* _Task inputs_

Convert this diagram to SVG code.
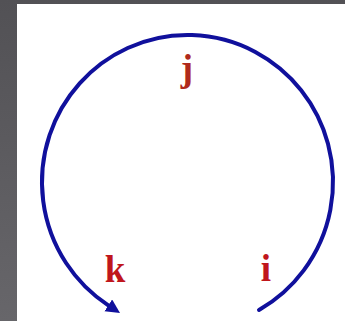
<svg xmlns="http://www.w3.org/2000/svg" width="345" height="321" viewBox="0 0 345 321">
  <defs>
    <linearGradient id="bg" x1="0" y1="0" x2="0" y2="1">
      <stop offset="0" stop-color="#525155"/>
      <stop offset="1" stop-color="#67666a"/>
    </linearGradient>
    <marker id="arrow" markerUnits="userSpaceOnUse" markerWidth="18" markerHeight="16" refX="0" refY="7" orient="auto">
      <path d="M0,0 L14,7 L0,14 z" fill="#10109c"/>
    </marker>
    <style>
      .lbl { font-family: "Liberation Serif", "Times New Roman", serif; font-weight: bold; font-size: 37px; fill: #c0161c; }
      .arc { fill: none; stroke: #10109c; stroke-width: 4; stroke-linecap: round; }
    </style>
  </defs>
  <rect x="0" y="0" width="345" height="321" fill="url(#bg)"/>
  <rect x="17" y="4" width="328" height="317" fill="#ffffff"/>
  <g id="connectors">
    <path class="arc" d="M 259 310 A 145.5 147 0 1 0 108.3 305.3" marker-end="url(#arrow)"/>
  </g>
  <g id="label-j"><text class="lbl" x="187" y="81" text-anchor="middle" style="fill:#b02a1c">j</text></g>
  <g id="label-k"><text class="lbl" x="115" y="282" text-anchor="middle">k</text></g>
  <g id="label-i"><text class="lbl" x="266" y="281" text-anchor="middle">i</text></g>
</svg>
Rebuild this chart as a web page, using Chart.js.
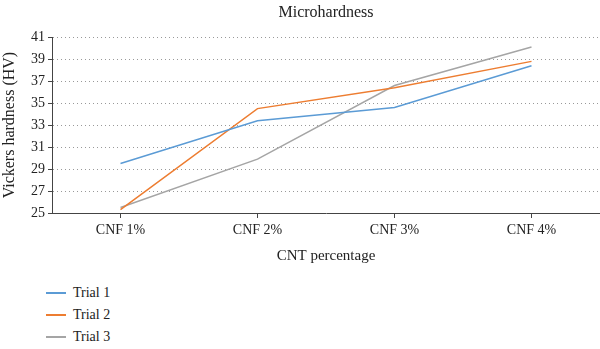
<!DOCTYPE html>
<html><head><meta charset="utf-8">
<script src="https://cdn.jsdelivr.net/npm/chart.js@4"></script>
<style>
html,body{margin:0;padding:0;background:#fff;}
#wrap{position:relative;width:600px;height:349px;overflow:hidden;}
#c{position:absolute;left:0;top:0;}
#legend{position:absolute;left:46px;top:282px;font-family:"Liberation Serif",serif;font-size:14px;color:#222;}
.item{display:flex;align-items:center;height:22px;}
.swatch{display:inline-block;width:20px;height:1.5px;margin-right:7px;}
</style></head><body>
<div id="wrap"><canvas id="c" width="600" height="265" style="width:600px;height:265px"></canvas><div id="legend"></div></div>
<script>
const categories = ["CNF 1%", "CNF 2%", "CNF 3%", "CNF 4%"];
const seriesNames = ["Trial 1", "Trial 2", "Trial 3"];
const trial1 = [29.5, 33.4, 34.6, 38.4];
const trial2 = [25.3, 34.5, 36.4, 38.8];
const trial3 = [25.5, 29.9, 36.6, 40.1];
const yTicks = [25, 27, 29, 31, 33, 35, 37, 39, 41];
const colors = ["#5B9BD5", "#ED7D31", "#A5A5A5"];

const FONT = "'Liberation Serif', serif";
const chart = new Chart(document.getElementById('c'), {
  type: 'line',
  data: {
    labels: categories,
    datasets: [trial1, trial2, trial3].map((d, i) => ({
      label: seriesNames[i], data: d, borderColor: colors[i], backgroundColor: colors[i],
      borderWidth: 1.5, pointRadius: 0, tension: 0, fill: false
    }))
  },
  options: {
    responsive: false, animation: false,
    layout: { padding: { left: 0, right: 0, top: 0, bottom: 0 } },
    plugins: {
      legend: { display: false },
      tooltip: { enabled: false },
      title: { display: true, text: 'Microhardness', fullSize: false, color: '#222',
        font: { family: FONT, size: 16, weight: 'normal' }, padding: { top: 3, bottom: 15 } }
    },
    scales: {
      x: {
        offset: true,
        grid: { display: true, drawOnChartArea: false, drawTicks: true, tickLength: 5, tickColor: '#444', offset: false },
        border: { display: true, color: '#444', width: 1 },
        ticks: { color: '#222', font: { family: FONT, size: 14 }, padding: 4, maxRotation: 0 },
        title: { display: true, text: 'CNT percentage', color: '#222', font: { family: FONT, size: 15 }, padding: { top: 2, bottom: 0 } },
        afterFit: s => { s.height = 52; }
      },
      y: {
        min: 25, max: 41,
        afterBuildTicks: s => { s.ticks = yTicks.map(v => ({ value: v })); },
        grid: { color: '#999', lineWidth: 1, tickLength: 4, tickColor: '#444', drawTicks: true },
        border: { display: true, color: '#444', width: 1, dash: [1, 3] },
        ticks: { color: '#222', font: { family: FONT, size: 14 }, padding: 3 },
        title: { display: true, text: 'Vickers hardness (HV)', color: '#222', font: { family: FONT, size: 16 }, padding: { top: 0, bottom: 2 } },
        afterFit: s => { s.width = 52; }
      }
    }
  }
});

const leg = document.getElementById('legend');
chart.data.datasets.forEach(ds => {
  const it = document.createElement('div'); it.className = 'item';
  const sw = document.createElement('span'); sw.className = 'swatch'; sw.style.background = ds.borderColor;
  const tx = document.createElement('span'); tx.textContent = ds.label;
  it.appendChild(sw); it.appendChild(tx); leg.appendChild(it);
});
</script>
</body></html>
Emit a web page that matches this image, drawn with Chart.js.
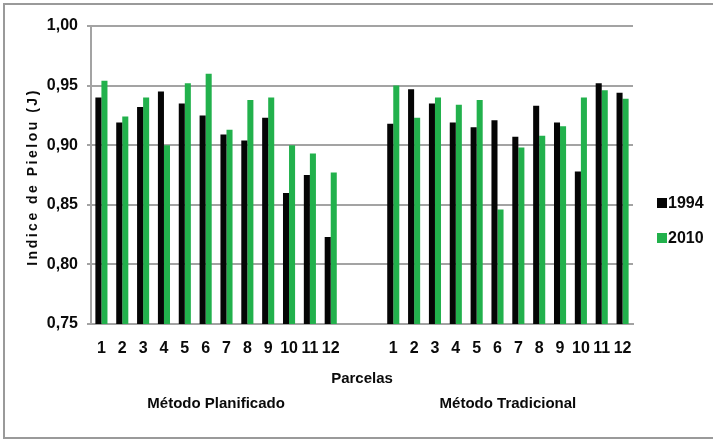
<!DOCTYPE html>
<html>
<head>
<meta charset="utf-8">
<script src="https://cdn.jsdelivr.net/npm/chart.js@4.4.1/dist/chart.umd.min.js"></script>
<style>
html,body{margin:0;padding:0;background:#fff;}
#wrap{position:relative;width:713px;height:440px;}
</style>
</head>
<body>
<div id="wrap"><canvas id="c" width="713" height="440"></canvas></div>
<script>
// ---- data ----
const parcelas = ['1','2','3','4','5','6','7','8','9','10','11','12'];
const groups = ['Método Planificado', 'Método Tradicional'];
const seriesNames = ['1994', '2010'];
const plan1994 = [0.940,0.919,0.932,0.945,0.935,0.925,0.909,0.904,0.923,0.860,0.875,0.823];
const plan2010 = [0.954,0.924,0.940,0.900,0.952,0.960,0.913,0.938,0.940,0.900,0.893,0.877];
const trad1994 = [0.918,0.947,0.935,0.919,0.915,0.921,0.907,0.933,0.919,0.878,0.952,0.944];
const trad2010 = [0.950,0.923,0.940,0.934,0.938,0.846,0.898,0.908,0.916,0.940,0.946,0.939];
const yTickLabels = ['0,75','0,80','0,85','0,90','0,95','1,00'];
const yTitle = 'Indice de Pielou (J)';
const xTitle = 'Parcelas';

// 12 plots + 2 empty slots + 12 plots
const gap = ['', ''];
const labels = parcelas.concat(gap, parcelas);
const d1994 = plan1994.concat([null, null], trad1994);
const d2010 = plan2010.concat([null, null], trad2010);

const FONT = "'Liberation Sans', Arial, sans-serif";
const GRID = '#a3a3a3';
const TXT = '#0a0a0a';

const decor = {
  id: 'decor',
  afterDraw(chart) {
    const ctx = chart.ctx;
    const x = chart.scales.x;
    const area = chart.chartArea;
    ctx.save();
    // frame
    ctx.strokeStyle = '#9a9a9a';
    ctx.lineWidth = 2;
    ctx.strokeRect(4, 4, 720, 434);
    // y title
    ctx.fillStyle = TXT;
    ctx.font = 'bold 14px ' + FONT;
    ctx.letterSpacing = '2.5px';
    ctx.textAlign = 'center';
    ctx.textBaseline = 'middle';
    ctx.translate(33, (area.top + area.bottom) / 2 + 2);
    ctx.rotate(-Math.PI / 2);
    ctx.fillText(yTitle, 0, 0);
    ctx.restore();

    ctx.save();
    ctx.fillStyle = TXT;
    ctx.font = 'bold 15px ' + FONT;
    ctx.textAlign = 'center';
    ctx.textBaseline = 'middle';
    // x title
    ctx.fillText(xTitle, (x.getPixelForValue(12) + x.getPixelForValue(13)) / 2, 379);
    // group labels
    const c1 = (x.getPixelForValue(5) + x.getPixelForValue(6)) / 2;
    const c2 = (x.getPixelForValue(19) + x.getPixelForValue(20)) / 2;
    ctx.fillText(groups[0], c1, 404);
    ctx.fillText(groups[1], c2, 404);
    // legend
    ctx.textAlign = 'left';
    ctx.font = 'bold 16px ' + FONT;
    chart.data.datasets.forEach((ds, i) => {
      const cy = 203 + i * 35;
      ctx.fillStyle = ds.backgroundColor;
      ctx.fillRect(657, cy - 5, 10, 10);
      ctx.fillStyle = TXT;
      ctx.fillText(ds.label, 668, cy + 1);
    });
    ctx.restore();
  }
};

new Chart(document.getElementById('c'), {
  type: 'bar',
  data: {
    labels: labels,
    datasets: [
      { label: seriesNames[0], data: d1994, backgroundColor: '#050505' },
      { label: seriesNames[1], data: d2010, backgroundColor: '#22b14c' }
    ]
  },
  options: {
    responsive: false,
    animation: false,
    events: [],
    layout: { padding: { top: 26, right: 80, left: 0, bottom: 0 } },
    plugins: { legend: { display: false }, tooltip: { enabled: false } },
    datasets: { bar: { categoryPercentage: 0.58, barPercentage: 1.0 } },
    scales: {
      x: {
        grid: { display: false, drawTicks: false },
        border: { display: true, color: GRID, width: 2 },
        ticks: {
          color: TXT, padding: 15, autoSkip: false, maxRotation: 0,
          font: { family: FONT, size: 16, weight: 'bold' }
        },
        afterFit(s) { s.height = 116; }
      },
      y: {
        min: 0.75, max: 1.0,
        grid: { color: GRID, lineWidth: 2, tickLength: 4 },
        border: { display: true, color: GRID, width: 2 },
        ticks: {
          stepSize: 0.05, color: TXT, padding: 9,
          font: { family: FONT, size: 16, weight: 'bold' },
          callback: (v, i) => yTickLabels[i]
        },
        afterFit(s) { s.width = 91; }
      }
    }
  },
  plugins: [decor]
});
</script>
</body>
</html>
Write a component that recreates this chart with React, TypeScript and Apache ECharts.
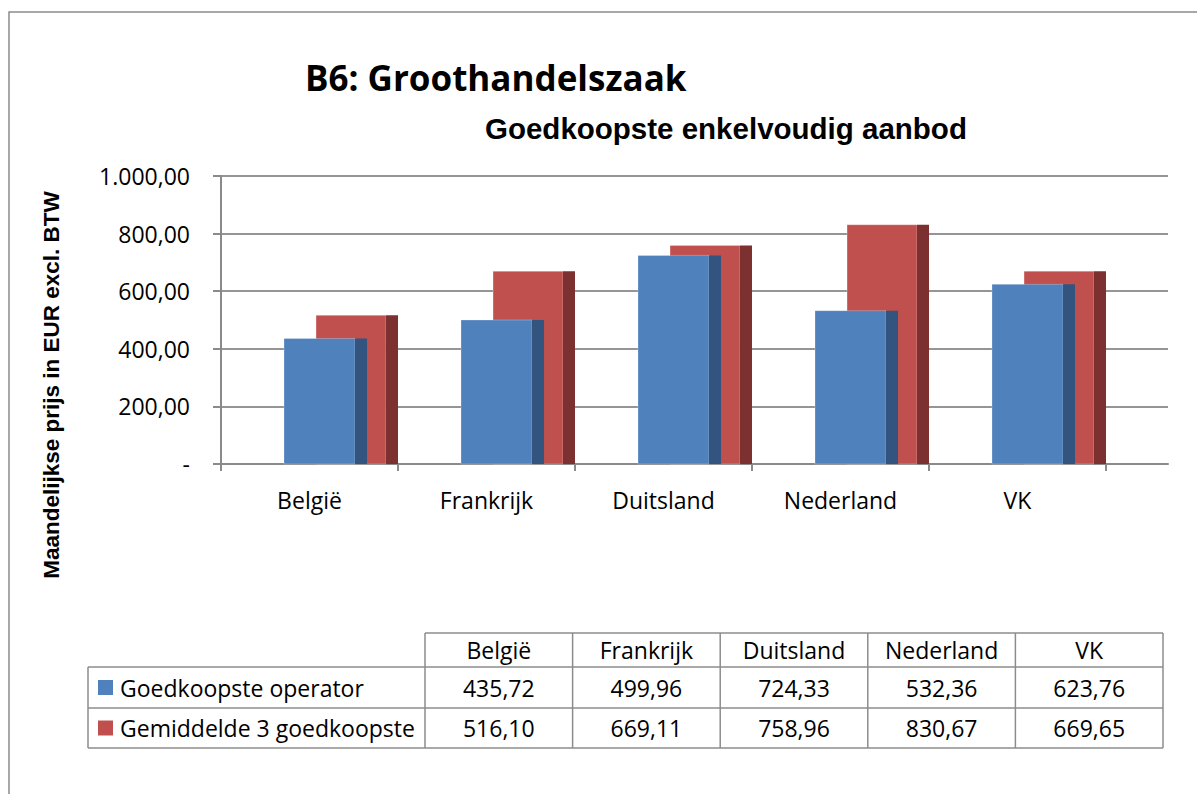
import React, { useEffect, useRef } from "react";
import * as echarts from "echarts";

const categories = ["België", "Frankrijk", "Duitsland", "Nederland", "VK"];
const seriesNames = ["Goedkoopste operator", "Gemiddelde 3 goedkoopste"];
const cheapest = [435.72, 499.96, 724.33, 532.36, 623.76];
const average3 = [516.1, 669.11, 758.96, 830.67, 669.65];

const TITLE = "B6: Groothandelszaak";
const SUBTITLE = "Goedkoopste enkelvoudig aanbod";
const Y_NAME = "Maandelijkse prijs in EUR excl. BTW";

const BODY_FONT = "'Open Sans', Lato, 'Noto Sans', sans-serif";
const ARIAL = "Arial, 'Liberation Sans', sans-serif";

const BLUE = "#4F81BD";
const BLUE_SIDE = "#32547F";
const RED = "#C0504D";
const RED_SIDE = "#7D3030";
const GRID_COL = "#959595";

function fmtNum(v: number): string {
  const fixed = v.toFixed(2);
  const [intPart, dec] = fixed.split(".");
  const withSep = intPart.replace(/\B(?=(\d{3})+(?!\d))/g, ".");
  return withSep + "," + dec;
}

function makeBarRenderer(frontFrom: number, frontTo: number, sideTo: number, front: string, side: string) {
  return (params: any, api: any) => {
    const idx = api.value(0);
    const val = api.value(1);
    const top = api.coord([idx, val]);
    const base = api.coord([idx, 0]);
    const w = api.size([1, 0])[0];
    const c = top[0];
    const x0 = c + frontFrom * w;
    const x1 = c + frontTo * w;
    const x2 = c + sideTo * w;
    const h = base[1] - top[1];
    return {
      type: "group",
      children: [
        {
          type: "rect",
          shape: { x: x0, y: top[1], width: x1 - x0, height: h },
          style: { fill: front, stroke: "rgba(255,255,255,0.25)", lineWidth: 1 },
        },
        {
          type: "rect",
          shape: { x: x1, y: top[1], width: x2 - x1, height: h },
          style: { fill: side },
        },
      ],
    };
  };
}

function buildTable(): any[] {
  const els: any[] = [];
  const tableLeft = 88;
  const labelRight = 425;
  const tableRight = 1163;
  const rowY = [633, 667, 708, 748];
  const colW = (tableRight - labelRight) / categories.length;
  const lineStyle = { stroke: "#8c8c8c", lineWidth: 1.5 };
  els.push({ type: "line", shape: { x1: labelRight, y1: rowY[0], x2: tableRight, y2: rowY[0] }, style: lineStyle });
  for (let r = 1; r < rowY.length; r++) {
    els.push({ type: "line", shape: { x1: tableLeft, y1: rowY[r], x2: tableRight, y2: rowY[r] }, style: lineStyle });
  }
  els.push({ type: "line", shape: { x1: tableLeft, y1: rowY[1], x2: tableLeft, y2: rowY[3] }, style: lineStyle });
  for (let i = 0; i <= categories.length; i++) {
    const x = labelRight + i * colW;
    els.push({ type: "line", shape: { x1: x, y1: rowY[0], x2: x, y2: rowY[3] }, style: lineStyle });
  }
  const textStyle = { fontFamily: BODY_FONT, fontSize: 23, fill: "#000" };
  categories.forEach((cat, i) => {
    els.push({
      type: "text",
      x: labelRight + (i + 0.5) * colW,
      y: (rowY[0] + rowY[1]) / 2,
      style: { ...textStyle, text: cat, align: "center", verticalAlign: "middle" },
    });
  });
  const rows = [
    { name: seriesNames[0], color: BLUE, values: cheapest },
    { name: seriesNames[1], color: RED, values: average3 },
  ];
  rows.forEach((row, r) => {
    const cy = (rowY[r + 1] + rowY[r + 2]) / 2;
    els.push({ type: "rect", shape: { x: 98, y: cy - 7.5, width: 15, height: 15 }, style: { fill: row.color } });
    els.push({
      type: "text",
      x: 120,
      y: cy,
      style: { ...textStyle, text: row.name, align: "left", verticalAlign: "middle" },
    });
    row.values.forEach((v, i) => {
      els.push({
        type: "text",
        x: labelRight + (i + 0.5) * colW,
        y: cy,
        style: { ...textStyle, text: fmtNum(v), align: "center", verticalAlign: "middle" },
      });
    });
  });
  return els;
}

export default function App() {
  const ref = useRef<HTMLDivElement>(null);
  useEffect(() => {
    document.body.style.margin = "0";
    if (!ref.current) return;
    const chart = echarts.init(ref.current, undefined, { renderer: "svg" });
    const axisLine = { show: true, lineStyle: { color: "#8a8a8a", width: 2 } };
    const option: any = {
      animation: false,
      backgroundColor: "#fff",
      grid: [
        { left: 221, right: 1197 - 1106, top: 176, bottom: 794 - 464 },
        { left: 221, right: 1197 - 1168, top: 176, bottom: 794 - 464 },
      ],
      xAxis: [
        {
          type: "category",
          gridIndex: 0,
          data: categories,
          boundaryGap: true,
          axisLine: { show: false },
          axisTick: { show: true, alignWithLabel: false, length: 7, lineStyle: { color: "#8a8a8a", width: 2 } },
          axisLabel: { margin: 24, fontFamily: BODY_FONT, fontSize: 23, color: "#000" },
          splitLine: { show: false },
        },
        {
          type: "value",
          gridIndex: 1,
          min: 0,
          max: 1,
          show: true,
          axisLine: axisLine,
          axisTick: { show: false },
          axisLabel: { show: false },
          splitLine: { show: false },
        },
      ],
      yAxis: [
        {
          type: "value",
          gridIndex: 0,
          min: 0,
          max: 1000,
          interval: 200,
          show: false,
        },
        {
          type: "value",
          gridIndex: 1,
          min: 0,
          max: 1000,
          interval: 200,
          axisLine: axisLine,
          axisTick: { show: true, length: 8, lineStyle: { color: "#8a8a8a", width: 2 } },
          axisLabel: {
            margin: 31,
            fontFamily: BODY_FONT,
            fontSize: 23,
            color: "#000",
            formatter: (v: number) => (v === 0 ? "-" : fmtNum(v)),
          },
          splitLine: { show: true, lineStyle: { color: GRID_COL, width: 2 } },
        },
      ],
      graphic: [
        {
          type: "rect",
          shape: { x: 9, y: 12, width: 1300, height: 900 },
          style: { fill: "none", stroke: "#8c8c8c", lineWidth: 1.5 },
          z: -1,
        },
        {
          type: "text",
          x: 305,
          y: 77,
          style: {
            text: TITLE,
            fontFamily: BODY_FONT,
            fontSize: 35,
            fontWeight: "bold",
            fill: "#000",
            align: "left",
            verticalAlign: "middle",
          },
        },
        {
          type: "text",
          x: 485,
          y: 128,
          style: {
            text: SUBTITLE,
            fontFamily: ARIAL,
            fontSize: 29.5,
            fontWeight: "bold",
            fill: "#000",
            align: "left",
            verticalAlign: "middle",
          },
        },
        {
          type: "text",
          x: 51,
          y: 385,
          rotation: Math.PI / 2,
          style: {
            text: Y_NAME,
            fontFamily: ARIAL,
            fontSize: 22.5,
            fontWeight: "bold",
            fill: "#000",
            align: "center",
            verticalAlign: "middle",
          },
        },
        ...buildTable(),
      ],
      series: [
        {
          type: "custom",
          name: seriesNames[1],
          xAxisIndex: 0,
          yAxisIndex: 0,
          data: average3.map((v, i) => [i, v]),
          renderItem: makeBarRenderer(0.037, 0.432, 0.5, RED, RED_SIDE),
          z: 3,
        },
        {
          type: "custom",
          name: seriesNames[0],
          xAxisIndex: 0,
          yAxisIndex: 0,
          data: cheapest.map((v, i) => [i, v]),
          renderItem: makeBarRenderer(-0.144, 0.257, 0.325, BLUE, BLUE_SIDE),
          z: 4,
        },
      ],
    };
    chart.setOption(option);
    return () => chart.dispose();
  }, []);
  return <div ref={ref} style={{ width: 1197, height: 794 }} />;
}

* _Given task_
Beginning at the line above that contains "Write a component", repeat each line exactly through the one that contains "const average3 = [516.1, 669.11, 758.96, 830.67, 669.65];", and leave out the pictures.

* _Answer to the problem_
Write a component that recreates this chart with React, TypeScript and Apache ECharts.
import React, { useEffect, useRef } from "react";
import * as echarts from "echarts";

const categories = ["België", "Frankrijk", "Duitsland", "Nederland", "VK"];
const seriesNames = ["Goedkoopste operator", "Gemiddelde 3 goedkoopste"];
const cheapest = [435.72, 499.96, 724.33, 532.36, 623.76];
const average3 = [516.1, 669.11, 758.96, 830.67, 669.65];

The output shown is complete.